Hoy nos encontramos en la era de los datos y algoritmos, y en muchas áreas los procesos de toma de decisión han pasado desde lógicas manuales a métodos automáticos, todo esto basado en datos y su procesamiento. Es decir, las decisiones ya no son tomadas por personas, sino por modelos matemáticos, a los cuales les asignamos altos niveles de justicia y pocos sesgos.
Hace ya unos años que venimos escuchando los atributos del uso de datos en las políticas públicas, afirmación que comparto. Las políticas públicas, basadas en evidencia, se sustentan en un análisis de la situación que permite tomar mejores decisiones, incluso algunas sobre la base de procesos automáticos, por ejemplo, en la asignación de beneficios sociales, fiscalización y otros.
La mayoría de los estados de la región han adoptado medidas para usar de mejor forma los datos e información que residen en poder del estado y relegar a un segundo plano los “me tinca que…” o “yo creo que…”. Hasta aquí todo bien, sin embargo, el problema surge cuando analizamos adecuadamente las complicaciones que representa el uso de datos.
Así pues, hoy nos vemos enfrentados al uso de datos y algoritmos para múltiples procesos: análisis de riesgo de crédito, selección de personal y reconocimiento facial, entre otros.
En los últimos años, se han podido detectar diversas dificultades, por ejemplo, usos poco justos de datos, como lo demuestran Michael Kearns y Aaron Roth en su muy buen libro “The Ethical Algorithm”, al señalar que el sesgo de los datos y los problemas de privacidad han mostrado el lado B del uso del Big Data y el aprendizaje automático, lo que ha llevado, en muchos casos de modelos predictivos, a profundizar aún más algunas desigualdades.
Los datos que se utilizan para desarrollar dichos modelos y algoritmos frecuentemente corresponden a muestras sesgadas, ya sea por el muestreo que se utilizó, o bien, por procesos de simplificación, producto del volumen o la dificultad para obtenerlos. Por otro lado, también en muchas ocasiones esperamos que el resultado del algoritmo sea un número (ranking), lo cual es otra simplificación que lleva a resultados muy erróneos.

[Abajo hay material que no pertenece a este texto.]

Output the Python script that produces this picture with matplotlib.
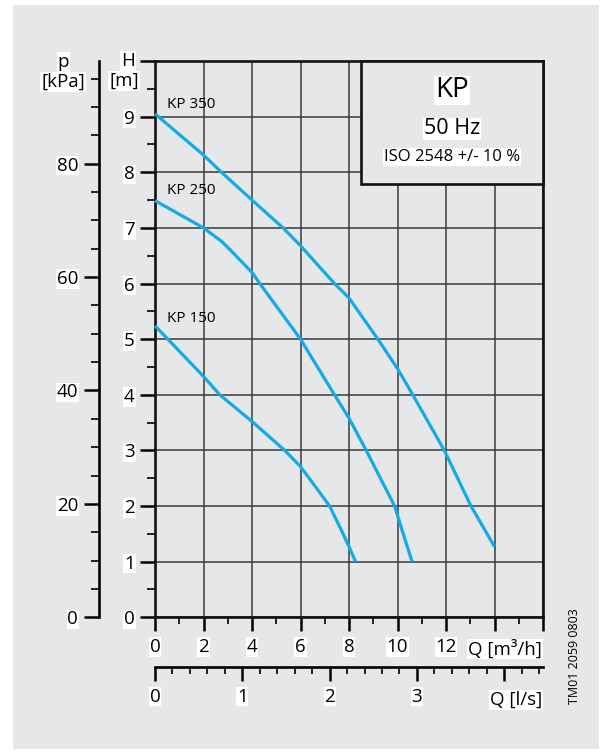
import matplotlib.pyplot as plt
from matplotlib.patches import Rectangle
from matplotlib.ticker import MultipleLocator

plt.rcParams['font.family'] = ['Open Sans', 'DejaVu Sans']

# pump curves: Q [m3/h], H [m]
q_kp350 = [0, 2, 2.74, 4, 5.28, 6, 7.4, 8, 9.19, 10, 10.63, 11.93, 13.03, 14]
h_kp350 = [9.05, 8.31, 8, 7.5, 7, 6.68, 6, 5.74, 5, 4.47, 4, 3, 2, 1.27]

q_kp250 = [0, 2, 2.74, 3.09, 4, 4.32, 6, 7.4, 8, 8.71, 9.26, 9.88, 10.36, 10.6]
h_kp250 = [7.49, 7.0, 6.76, 6.61, 6.2, 6, 5.0, 4, 3.58, 3, 2.53, 2, 1.33, 1.0]

q_kp150 = [0, 2, 2.67, 4, 4.73, 5.35, 6, 6.51, 7.2, 7.68, 8, 8.27]
h_kp150 = [5.24, 4.33, 4, 3.52, 3.24, 3, 2.71, 2.41, 2, 1.57, 1.27, 1.0]

curve_names = ['KP 350', 'KP 250', 'KP 150']
name_pos = [(0.48, 9.21), (0.48, 7.67), (0.48, 5.38)]

h_ticks = [0, 1, 2, 3, 4, 5, 6, 7, 8, 9, 10]
h_labels = ['0', '1', '2', '3', '4', '5', '6', '7', '8', '9', '']
q_ticks = [0, 2, 4, 6, 8, 10, 12, 14, 16]
q_labels = ['0', '2', '4', '6', '8', '10', '12', '', '']
p_ticks = [0, 20, 40, 60, 80]
ls_ticks = [0, 1, 2, 3, 4]
ls_labels = ['0', '1', '2', '3', '']

bg = '#e6e7e8'
blue = '#14aae4'
fs = 13.5
white_box = dict(facecolor='white', edgecolor='none', pad=0.6)

fig = plt.figure(figsize=(6.02, 7.53), dpi=100)
fig.add_artist(Rectangle((13 / 602, 4 / 753), 586 / 602, 744 / 753,
                         transform=fig.transFigure, facecolor=bg,
                         edgecolor='none', zorder=-10))

ax = fig.add_axes([155 / 602, 1 - 617.3 / 753, 388 / 602, 556.3 / 753])
ax.set_facecolor(bg)
ax.set_xlim(0, 16)
ax.set_ylim(0, 10)

for s in ax.spines.values():
    s.set_linewidth(1.9)
    s.set_color('#111111')

ax.set_yticks(h_ticks, h_labels)
ax.yaxis.set_minor_locator(MultipleLocator(0.5))
ax.set_xticks(q_ticks, q_labels)
ax.xaxis.set_minor_locator(MultipleLocator(1))
ax.tick_params(axis='y', which='major', length=11, width=1.8, pad=3.5, labelsize=fs)
ax.tick_params(axis='y', which='minor', length=6, width=1.2)
ax.tick_params(axis='x', which='major', length=10, width=1.8, pad=5, labelsize=fs)
ax.tick_params(axis='x', which='minor', length=5, width=1.2)
ax.grid(True, which='major', color='#3a3a3a', linewidth=1.1)
ax.set_axisbelow(True)
for lbl in ax.get_xticklabels() + ax.get_yticklabels():
    lbl.set_bbox(white_box)

# pressure axis on the left
p_ax = ax.secondary_yaxis(-56 / 388, functions=(lambda h: h * 9.81, lambda p: p / 9.81))
p_ax.set_yticks(p_ticks)
p_ax.yaxis.set_minor_locator(MultipleLocator(5))
p_ax.spines['left'].set_linewidth(1.9)
p_ax.tick_params(axis='y', which='major', length=11, width=1.8, pad=4, labelsize=fs)
p_ax.tick_params(axis='y', which='minor', length=6, width=1.2)
for lbl in p_ax.get_yticklabels():
    lbl.set_bbox(white_box)

# flow axis in l/s below
ls_ax = ax.secondary_xaxis(-49.4 / 556.3, functions=(lambda q: q / 3.6, lambda l: l * 3.6))
ls_ax.set_xticks(ls_ticks, ls_labels)
ls_ax.xaxis.set_minor_locator(MultipleLocator(0.2))
ls_ax.spines['bottom'].set_linewidth(1.9)
ls_ax.tick_params(axis='x', which='major', length=10, width=1.8, pad=5, labelsize=fs)
ls_ax.tick_params(axis='x', which='minor', length=5, width=1.2)
for lbl in ls_ax.get_xticklabels():
    lbl.set_bbox(white_box)

# curves
for q, h in [(q_kp350, h_kp350), (q_kp250, h_kp250), (q_kp150, h_kp150)]:
    ax.plot(q, h, color=blue, linewidth=2.3, solid_capstyle='butt',
            solid_joinstyle='round', zorder=4, clip_on=False)
for name, (x, y) in zip(curve_names, name_pos):
    ax.text(x, y, name, fontsize=11, ha='left', va='center', zorder=5)

# title box
ax.add_patch(Rectangle((8.5, 7.78), 7.5, 2.22, facecolor=bg, edgecolor='#111111',
                       linewidth=1.9, zorder=3, clip_on=False))
ax.text(12.25, 9.47, 'KP', fontsize=20, ha='center', va='center', bbox=white_box, zorder=5)
ax.text(12.25, 8.78, '50 Hz', fontsize=15.5, ha='center', va='center', bbox=white_box, zorder=5)
ax.text(12.25, 8.27, 'ISO 2548 +/- 10 %', fontsize=12, ha='center', va='center', bbox=white_box, zorder=5)

# axis captions
fig.text(128 / 602, 1 - 61 / 753, 'H', fontsize=fs, ha='center', va='center', bbox=white_box)
fig.text(124 / 602, 1 - 81 / 753, '[m]', fontsize=fs, ha='center', va='center', bbox=white_box)
fig.text(63 / 602, 1 - 62 / 753, 'p', fontsize=fs, ha='center', va='center', bbox=white_box)
fig.text(63 / 602, 1 - 82 / 753, '[kPa]', fontsize=fs, ha='center', va='center', bbox=white_box)
fig.text(542 / 602, 1 - 649 / 753, 'Q [m³/h]', fontsize=fs, ha='right', va='center', bbox=white_box)
fig.text(542 / 602, 1 - 700 / 753, 'Q [l/s]', fontsize=fs, ha='right', va='center', bbox=white_box)
fig.text(574 / 602, 1 - 656 / 753, 'TM01 2059 0803', fontsize=9, rotation=90,
         ha='center', va='center')

fig.savefig('out.png', dpi=100)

Cathy O’Neil, matemática de profesión que trabajó muchos años en sistemas de aprendizaje y recomendaciones de créditos hipotecarios, también pudo verlo con sus propios ojos. En su libro “Armas de Destrucción Matemática” describe muchos casos en los cuales estos algoritmos, asociados a procesos de decisión automáticos, perpetúan desigualdades.
Asimismo, va demostrando, a través de múltiples ejemplos, como el uso de estos sistemas reproduce muchos de los sesgos de nuestra sociedad, tales como rankings de universidades, sistemas de evaluación de riesgo de créditos hipotecarios, evaluación automática de profesores, sistemas de asignación de la fuerza policial o sistemas automáticos de preselección de personal.
La misma O’Neil plantea, además, que estos algoritmos se basan en dos principios: acceso a datos y definición de éxito. Sin embargo, casi siempre los datos referidos tienen sesgos y la definición de éxito es incompleta.